We recently came home from a week off visiting Portage and Madison. This was a trip we would normally take to beat the winter doldrums, so this year we were kinda late. On the other hand, early June is a good time to be in Madison since most of the students are gone for the summer and the locals have room to breathe.
We lived in Portage for about a year in the mid-90’s, and we had an open invitation to stay with an old friend we have there. So we took the train to Portage and spent three quiet days in the country before being delivered to our friends in Madison just in time for the weekend.
The first thing we noticed when we got there was an ancient and defunct traffic light controller along Willy Street that was turned into a miniature grotto by a creative member of the neighborhood. Later, we found a makeshift book exchange on a street corner.
Our favorite part of town was having a neighborhood festival Saturday, and we ran into almost everybody we still know in town. The Marquette Neighborhood Festival had all kinds of great food, music, beer, and wine, but no coffee. If someone had set up a coffee cart, they would have made a LOT of money.
Last winter, there was a lot of political upheaval in the state capitol, and it continues as a prominent feature of Madison life. The focus of Madisonians is to recall Governor Scott Walker, and there’s also a strong movement encouraging Russ Feingold to run for governor in the recall election. But as visitors from “upstate”, we have a problem with this focus. The recall campaign against Walker can’t start until next winter – seven months from now. But we have a recall election against Dan Kapanke in less than a month. We’re all for recalling Walker, but first we need to get rid of Kapanke and five other Repugnantan state senators, so this focus feels premature to us.

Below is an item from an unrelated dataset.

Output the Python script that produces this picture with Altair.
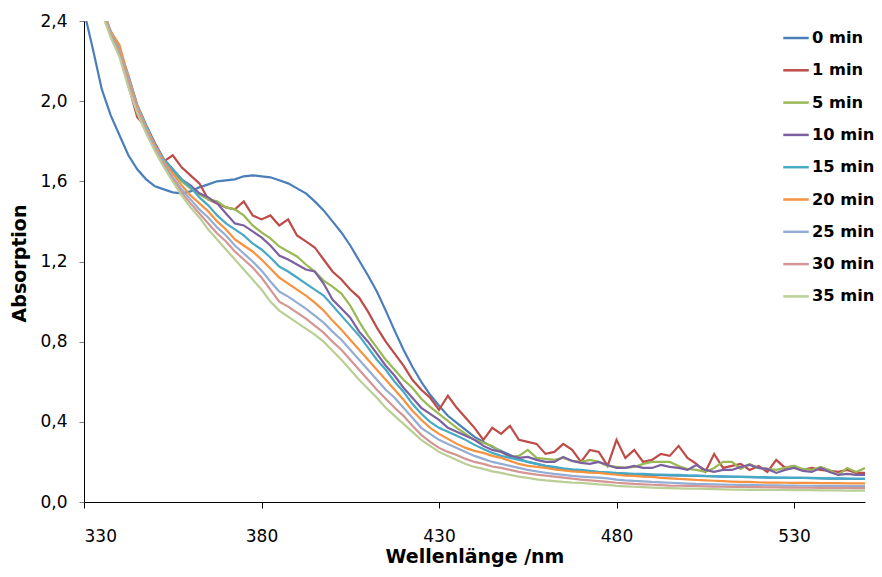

We spent a lot of Sunday with a member of Obbie’s family who wanted to show us her plot in the community garden. Expecting to see a few vacant lots converted to gardens, we were taken to the Eagle Heights Community Garden and were amazed. Hundreds of gardeners have plots that stretch out over at least dozens of acres of what was once a lakefront farm. For something like $30/year, each gardener has access to wheelbarrows, shovels and other tools; a huge pile of mulch and compost is maintained by a front-end loader on a corner of the farm; and water is piped around the farm to be easily accessible to each plot. We felt like we were in the country, even though one of Madison’s busiest streets was just blocks away. We have seen many community gardens in many locations, but nothing of this scale anywhere, and we were impressed.

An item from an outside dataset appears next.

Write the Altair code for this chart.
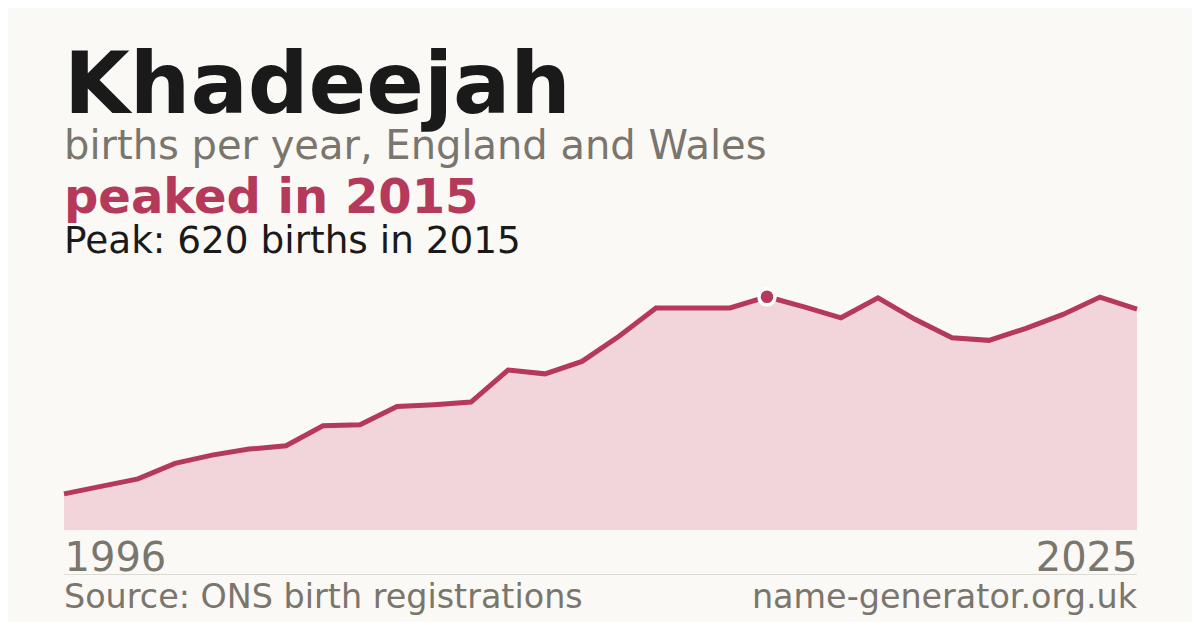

We spent the rest of the afternoon killing time on State Street before a rally at 5:00 where Russ Feingold was scheduled to speak. We met and hung out with some La Crosse friends who now live in Madison while Feingold rallied the activists. There were rumors (hope? fantasy?) that Feingold would announce his political intentions at this rally, but that didn’t happen.

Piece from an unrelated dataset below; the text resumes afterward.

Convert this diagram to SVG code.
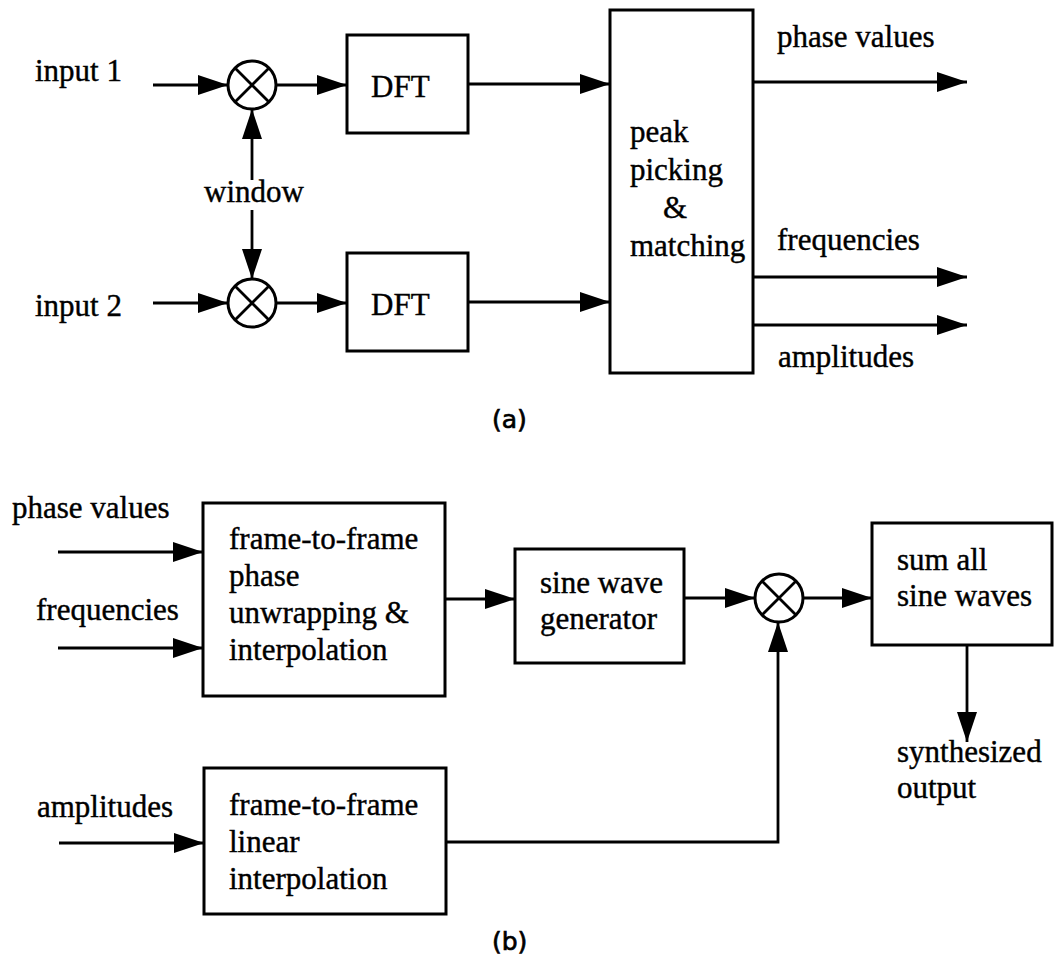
<svg xmlns="http://www.w3.org/2000/svg" width="1054" height="965" viewBox="0 0 1054 965">
<style>
  .t { font-family: "Liberation Serif", "Times New Roman", serif; font-size: 31px; fill: #000; stroke: #000; stroke-width: 0.4; }
  .cap { font-family: "DejaVu Sans", sans-serif; font-size: 25px; fill: #000; stroke: #000; stroke-width: 0.7; }
  .box { fill: #fff; stroke: #000; stroke-width: 3; }
  .mul { fill: #fff; stroke: #000; stroke-width: 3; }
  .ln { fill: none; stroke: #000; stroke-width: 2.8; }
  .arr { fill: none; stroke: #000; stroke-width: 2.8; marker-end: url(#ah); }
</style>
<defs>
  <marker id="ah" markerUnits="userSpaceOnUse" markerWidth="30" markerHeight="20" refX="30" refY="10" orient="auto">
    <path d="M0,0 L30,10 L0,20 z" fill="#000"/>
  </marker>
  <marker id="ahs" markerUnits="userSpaceOnUse" markerWidth="30" markerHeight="20" refX="30" refY="10" orient="auto-start-reverse">
    <path d="M0,0 L30,10 L0,20 z" fill="#000"/>
  </marker>
</defs>

<g id="connectors">
  <line class="arr" x1="153" y1="85" x2="228" y2="85"/>
  <line class="arr" x1="276" y1="85" x2="347" y2="85"/>
  <line class="arr" x1="468" y1="84" x2="610" y2="84"/>
  <line class="arr" x1="153" y1="303" x2="228" y2="303"/>
  <line class="arr" x1="276" y1="303" x2="347" y2="303"/>
  <line class="arr" x1="468" y1="302" x2="610" y2="302"/>
  <line class="ln" x1="252" y1="109" x2="252" y2="279" marker-start="url(#ahs)" marker-end="url(#ahs)"/>
  <line class="arr" x1="753" y1="82" x2="967" y2="82"/>
  <line class="arr" x1="753" y1="277" x2="967" y2="277"/>
  <line class="arr" x1="753" y1="325" x2="967" y2="325"/>
  <line class="arr" x1="58" y1="552" x2="203" y2="552"/>
  <line class="arr" x1="58" y1="648" x2="203" y2="648"/>
  <line class="arr" x1="445" y1="599" x2="515" y2="599"/>
  <line class="arr" x1="684" y1="598" x2="755" y2="598"/>
  <line class="arr" x1="803" y1="598" x2="872" y2="598"/>
  <line class="arr" x1="967" y1="645" x2="967" y2="742"/>
  <line class="arr" x1="59" y1="843" x2="204" y2="843"/>
  <polyline class="arr" points="446,842 778,842 778,622"/>
</g>

<g id="label-window">
  <rect x="206" y="180" width="96" height="30" fill="#fff"/>
  <text class="t" x="254" y="202" text-anchor="middle">window</text>
</g>

<g id="input1"><text class="t" x="35" y="81">input 1</text></g>
<g id="input2"><text class="t" x="35" y="316">input 2</text></g>

<g id="mul1">
  <circle class="mul" cx="252" cy="85" r="24"/>
  <path class="ln" d="M235,68 L269,102 M269,68 L235,102"/>
</g>
<g id="mul2">
  <circle class="mul" cx="252" cy="303" r="24"/>
  <path class="ln" d="M235,286 L269,320 M269,286 L235,320"/>
</g>

<g id="dft1">
  <rect class="box" x="347" y="35" width="121" height="98"/>
  <text class="t" x="371" y="97">DFT</text>
</g>
<g id="dft2">
  <rect class="box" x="347" y="253" width="121" height="98"/>
  <text class="t" x="371" y="315">DFT</text>
</g>

<g id="peak">
  <rect class="box" x="610" y="10" width="143" height="363"/>
  <text class="t" x="630" y="142">peak</text>
  <text class="t" x="630" y="180">picking</text>
  <text class="t" x="663" y="218">&amp;</text>
  <text class="t" x="630" y="256">matching</text>
</g>

<g id="out-labels-a">
  <text class="t" x="777" y="47">phase values</text>
  <text class="t" x="777" y="250">frequencies</text>
  <text class="t" x="778" y="367">amplitudes</text>
</g>

<g id="caption-a"><text class="cap" x="492" y="428">(a)</text></g>

<g id="in-labels-b">
  <text class="t" x="12" y="518">phase values</text>
  <text class="t" x="36" y="620">frequencies</text>
  <text class="t" x="37" y="817">amplitudes</text>
</g>

<g id="unwrap">
  <rect class="box" x="203" y="503" width="242" height="193"/>
  <text class="t" x="229" y="549">frame-to-frame</text>
  <text class="t" x="229" y="586">phase</text>
  <text class="t" x="229" y="623">unwrapping &amp;</text>
  <text class="t" x="229" y="660">interpolation</text>
</g>

<g id="sinegen">
  <rect class="box" x="515" y="549" width="169" height="114"/>
  <text class="t" x="540" y="593">sine wave</text>
  <text class="t" x="540" y="629">generator</text>
</g>

<g id="mul3">
  <circle class="mul" cx="779" cy="598" r="24"/>
  <path class="ln" d="M762,581 L796,615 M796,581 L762,615"/>
</g>

<g id="sum">
  <rect class="box" x="872" y="523" width="180" height="122"/>
  <text class="t" x="897" y="570">sum all</text>
  <text class="t" x="897" y="606">sine waves</text>
</g>

<g id="synth-label">
  <text class="t" x="897" y="762">synthesized</text>
  <text class="t" x="897" y="798">output</text>
</g>

<g id="linear">
  <rect class="box" x="204" y="768" width="242" height="146"/>
  <text class="t" x="229" y="815">frame-to-frame</text>
  <text class="t" x="229" y="852">linear</text>
  <text class="t" x="229" y="889">interpolation</text>
</g>

<g id="caption-b"><text class="cap" x="492" y="950">(b)</text></g>
</svg>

Russ Feingold is under a lot of pressure to run for governor in a recall election, but he would also be a formidable candidate for Wisconsin’s other US Senate seat which is open for the 2012 election. Some political reporters have said that he’s interested in being governor, but that was before Herb Kohl’s Senate seat became available. Whatever Feingold decides to do, we have to deal with getting rid of Kapanke and his ilk first, and he pretty much said so in his speech.
We got on a bus for home the next morning. If you buy tickets three weeks in advance, you can get between Madison and La Crosse for $24/person in three hours. It let us off at the new downtown transit center just in time to get the next city bus home.